ABSTRACT 80

AORTIC OCCLUSION IN CARDIAC SURGERY:  CRITICAL ELEMENT ANALYSIS OF CLAMP INSERT DESIGN FOR IMPROVED SAFETY AND PERFORMANCE

Jerome B. Riebman, MD, John E. Orlando, Phillip Pesta, and Thomas J. Fogarty, MD
Santa Clara Valley Medical Center, San Jose, CA USA and Stanford University Medical Center, Stanford, CA USA

Purpose.  Temporary aortic occlusion for cardiac procedures is most commonly accomplished by external clamping.  Injury caused by clamps can be significant, including immediate problems like intimal tears / flaps, mural dissections and arterial rupture, or may lead to sequella such as thrombosis, embolism, intimal hyperplasia, or aneurysm formation.  Current clamp technology forces the vessel to change geometry and conform to the clamp to achieve occlusion.  Atherosclerotic vessels (with rigid plaques and calcification) are particularly susceptible to clamp injury due to their mural fragility and resistance to deformation.  While padded inserts are thought to lessen the impact, the elements of conformability, applied force and traction must be optimized for maximum safety and performance.
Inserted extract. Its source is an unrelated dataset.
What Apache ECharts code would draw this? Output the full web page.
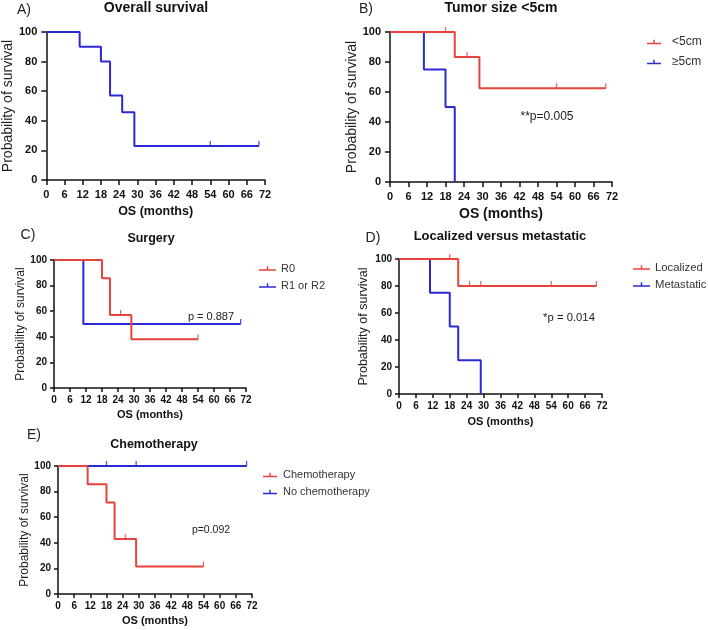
<!DOCTYPE html>
<html><head><meta charset="utf-8">
<script src="https://cdn.jsdelivr.net/npm/echarts@6/dist/echarts.min.js"></script>
<style>html,body{margin:0;padding:0;background:#fff}#c{width:708px;height:630px}</style>
</head><body><div id="c"></div>
<script>
// ---------- data ----------
const xTickValues = [0, 6, 12, 18, 24, 30, 36, 42, 48, 54, 60, 66, 72];
const yTickValues = [0, 20, 40, 60, 80, 100];

// A) Overall survival
const A_times  = [0, 11, 18, 21, 25, 29, 70];
const A_surv   = [100, 90, 80, 57.1, 45.7, 22.9, 22.9];
const A_censor = [54, 70];

// B) Tumor size <5cm
const B_lt5_times  = [0, 21, 29, 70];
const B_lt5_surv   = [100, 83.3, 62.5, 62.5];
const B_lt5_censor = [18, 25, 54, 70];
const B_ge5_times  = [0, 11, 18, 21];
const B_ge5_surv   = [100, 75, 50, 0];
const B_ge5_censor = [];

// C) Surgery
const C_r0_times   = [0, 18, 21, 29, 54];
const C_r0_surv    = [100, 85.7, 57.1, 38.1, 38.1];
const C_r0_censor  = [25, 54];
const C_r12_times  = [0, 11, 70];
const C_r12_surv   = [100, 50, 50];
const C_r12_censor = [70];

// D) Localized versus metastatic
const D_loc_times  = [0, 21, 70];
const D_loc_surv   = [100, 80, 80];
const D_loc_censor = [18, 25, 29, 54, 70];
const D_met_times  = [0, 11, 18, 21, 29];
const D_met_surv   = [100, 75, 50, 25, 0];
const D_met_censor = [];

// E) Chemotherapy
const E_ch_times   = [0, 11, 18, 21, 29, 54];
const E_ch_surv    = [100, 85.7, 71.4, 42.9, 21.4, 21.4];
const E_ch_censor  = [25, 54];
const E_no_times   = [0, 70];
const E_no_surv    = [100, 100];
const E_no_censor  = [18, 29, 70];

const pValues = ['**p=0.005', 'p = 0.887', '*p = 0.014', 'p=0.092'];

// ---------- styling ----------
const FONT = "'Liberation Sans', Arial, Helvetica, sans-serif";
const BLUE = '#2a2ad4';
const RED = '#e5433b';

function survAt(times, surv, t) {
  let v = surv[0];
  for (let i = 0; i < times.length; i++) if (times[i] <= t) v = surv[i];
  return v;
}

const panels = [
  { grid: {left: 46, top: 32, width: 219, height: 148}, tick: 11, tickLen: 5, margin: 9,
    xNameSize: 12.5, xNameGap: 25, yNameSize: 14, yNameGap: 27,
    curves: [{name: 'Overall', color: BLUE, t: A_times, s: A_surv, c: A_censor}] },
  { grid: {left: 390, top: 32, width: 222, height: 150}, tick: 11, tickLen: 5, margin: 9,
    xNameSize: 14, xNameGap: 25, yNameSize: 14, yNameGap: 31,
    curves: [{name: '≥5cm', color: BLUE, t: B_ge5_times, s: B_ge5_surv, c: B_ge5_censor},
             {name: '<5cm', color: RED, t: B_lt5_times, s: B_lt5_surv, c: B_lt5_censor}],
    legend: {left: 647, top: 36, data: ['<5cm', '≥5cm'], size: 12, gap: 8, vis: 14, box: 20} },
  { grid: {left: 54, top: 260, width: 192, height: 128}, tick: 10, tickLen: 4, margin: 7,
    xNameSize: 11, xNameGap: 21, yNameSize: 12, yNameGap: 26,
    curves: [{name: 'R1 or R2', color: BLUE, t: C_r12_times, s: C_r12_surv, c: C_r12_censor},
             {name: 'R0', color: RED, t: C_r0_times, s: C_r0_surv, c: C_r0_censor}],
    legend: {left: 259, top: 263, data: ['R0', 'R1 or R2'], size: 11, gap: 6, vis: 17, box: 17} },
  { grid: {left: 399, top: 259, width: 203, height: 135}, tick: 10, tickLen: 4, margin: 7,
    xNameSize: 11, xNameGap: 22, yNameSize: 12.5, yNameGap: 29,
    curves: [{name: 'Metastatic', color: BLUE, t: D_met_times, s: D_met_surv, c: D_met_censor},
             {name: 'Localized', color: RED, t: D_loc_times, s: D_loc_surv, c: D_loc_censor}],
    legend: {left: 633, top: 262, data: ['Localized', 'Metastatic'], size: 11.3, gap: 6, vis: 17, box: 17} },
  { grid: {left: 58, top: 466, width: 194, height: 128}, tick: 10, tickLen: 4, margin: 7,
    xNameSize: 11, xNameGap: 21, yNameSize: 12, yNameGap: 26,
    curves: [{name: 'No chemotherapy', color: BLUE, t: E_no_times, s: E_no_surv, c: E_no_censor},
             {name: 'Chemotherapy', color: RED, t: E_ch_times, s: E_ch_surv, c: E_ch_censor}],
    legend: {left: 263, top: 469.5, data: ['Chemotherapy', 'No chemotherapy'], size: 11, gap: 6, vis: 14, box: 15} }
];

const texts = [
  {x: 24, y: 10, t: 'A)', size: 14, bold: false},
  {x: 156, y: 8, t: 'Overall survival', size: 14, bold: true},
  {x: 366, y: 9, t: 'B)', size: 14, bold: false},
  {x: 501, y: 8, t: 'Tumor size <5cm', size: 14, bold: true},
  {x: 28, y: 235, t: 'C)', size: 14, bold: false},
  {x: 151, y: 239, t: 'Surgery', size: 12.5, bold: true},
  {x: 373, y: 238, t: 'D)', size: 14, bold: false},
  {x: 500, y: 236, t: 'Localized versus metastatic', size: 13, bold: true},
  {x: 34, y: 435, t: 'E)', size: 14, bold: false},
  {x: 154, y: 445, t: 'Chemotherapy', size: 12.5, bold: true},
  {x: 547, y: 117, t: pValues[0], size: 12, bold: false},
  {x: 211, y: 317, t: pValues[1], size: 11, bold: false},
  {x: 569, y: 318, t: pValues[2], size: 11.3, bold: false},
  {x: 211, y: 530, t: pValues[3], size: 10.5, bold: false}
];

function iconPath(vis, box) {
  const m = vis / 2;
  return 'path://M0,3 L' + vis + ',3 L' + vis + ',4.5 L0,4.5 Z M' + (m - 0.7) + ',0 L' + (m + 0.7) + ',0 L' + (m + 0.7) + ',3 L' + (m - 0.7) + ',3 Z' +
    (box > vis ? ' M' + box + ',0 L' + box + ',4.5' : '');
}

const grid = [], xAxis = [], yAxis = [], series = [], legend = [];
panels.forEach((p, i) => {
  grid.push(Object.assign({containLabel: false}, p.grid));
  const axisCommon = {
    axisLine: {show: true, onZero: false, lineStyle: {color: '#111', width: 1.5}},
    axisTick: {show: true, inside: false, length: p.tickLen, lineStyle: {color: '#111', width: 1.5}},
    splitLine: {show: false},
    nameLocation: 'middle'
  };
  xAxis.push(Object.assign({}, axisCommon, {
    type: 'value', gridIndex: i, min: xTickValues[0], max: xTickValues[xTickValues.length - 1], interval: 6,
    axisLabel: {fontFamily: FONT, fontSize: p.tick, fontWeight: 'bold', color: '#111', margin: p.margin},
    name: 'OS (months)', nameGap: p.xNameGap,
    nameTextStyle: {fontFamily: FONT, fontSize: p.xNameSize, fontWeight: 'bold', color: '#111'}
  }));
  yAxis.push(Object.assign({}, axisCommon, {
    type: 'value', gridIndex: i, min: yTickValues[0], max: yTickValues[yTickValues.length - 1], interval: 20,
    axisLabel: {fontFamily: FONT, fontSize: p.tick, fontWeight: 'bold', color: '#111', margin: p.margin},
    name: 'Probability of survival', nameGap: p.yNameGap, nameRotate: 90,
    nameTextStyle: {fontFamily: FONT, fontSize: p.yNameSize, color: '#222'}
  }));
  p.curves.forEach((c, k) => {
    series.push({
      type: 'line', name: c.name, xAxisIndex: i, yAxisIndex: i, step: 'end',
      data: c.t.map((t, j) => [t, c.s[j]]),
      showSymbol: false, symbol: 'none', clip: false, silent: true,
      color: c.color, lineStyle: {color: c.color, width: 2}, z: 2 + k
    });
    if (c.c.length) {
      series.push({
        type: 'scatter', name: c.name + ' censored', xAxisIndex: i, yAxisIndex: i,
        data: c.c.map(t => [t, survAt(c.t, c.s, t)]),
        symbol: 'rect', symbolSize: [1.3, 5], symbolOffset: [0, -2.5], clip: false, silent: true,
        itemStyle: {color: c.color}, z: 5
      });
    }
  });
  if (p.legend) {
    const L = p.legend;
    legend.push({
      orient: 'vertical', left: L.left, top: L.top, padding: 0, itemGap: L.gap,
      itemWidth: L.box, itemHeight: 4.5, icon: iconPath(L.vis, L.box), selectedMode: false,
      data: L.data, itemStyle: {borderWidth: 0},
      textStyle: {fontFamily: FONT, fontSize: L.size, color: '#333'}
    });
  }
});

const graphic = texts.map(t => ({
  type: 'text', x: t.x, y: t.y, silent: true,
  style: {text: t.t, fill: t.bold ? '#111' : '#222', align: 'center', verticalAlign: 'middle',
          font: (t.bold ? 'bold ' : '') + t.size + 'px ' + FONT}
}));

const chart = echarts.init(document.getElementById('c'), null, {renderer: 'canvas'});
chart.setOption({
  animation: false,
  backgroundColor: '#fff',
  grid, xAxis, yAxis, series, legend, graphic
});
</script></body></html>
Methods.  After analyzing these critical mechanical elements, a novel clamp insert system was designed to provide improved performance.  Design engineering, mechanical and materials analysis lead to a clamp insert with the optimal design points.  The new insert design provides a high degree of conformability to irregularities in the vessel wall, maximizes the dispersion of the applied force, and maintains the required vascular traction.

Results.  Performance of the new design was evaluated in comparison to other commercially available clamps with padded inserts.  Conformability of the insert was determined by measuring the point-force resistance to generating a standard change in conformation.  The new insert design demonstrated a 46% improvement in conformability over the comparison group (mean 3.6 lbs. vs. 6.6, range 0.8-11).  Traction of the clamps with inserts was quantified by recording the movement of the clamp applied to a tissue model when a calibrated distracting force was applied.  The new insert design had a 110% improvement in traction versus the comparison clamps (mean 2.26 lbs. vs. 1.09, range 0.39-1.74).

Conclusion.  For surgical procedures requiring aortic occlusion, this innovative clamp insert is an improved device for vascular occlusion clamps in comparison to current external clamping technologies, demonstrating superior conformability and vascular traction.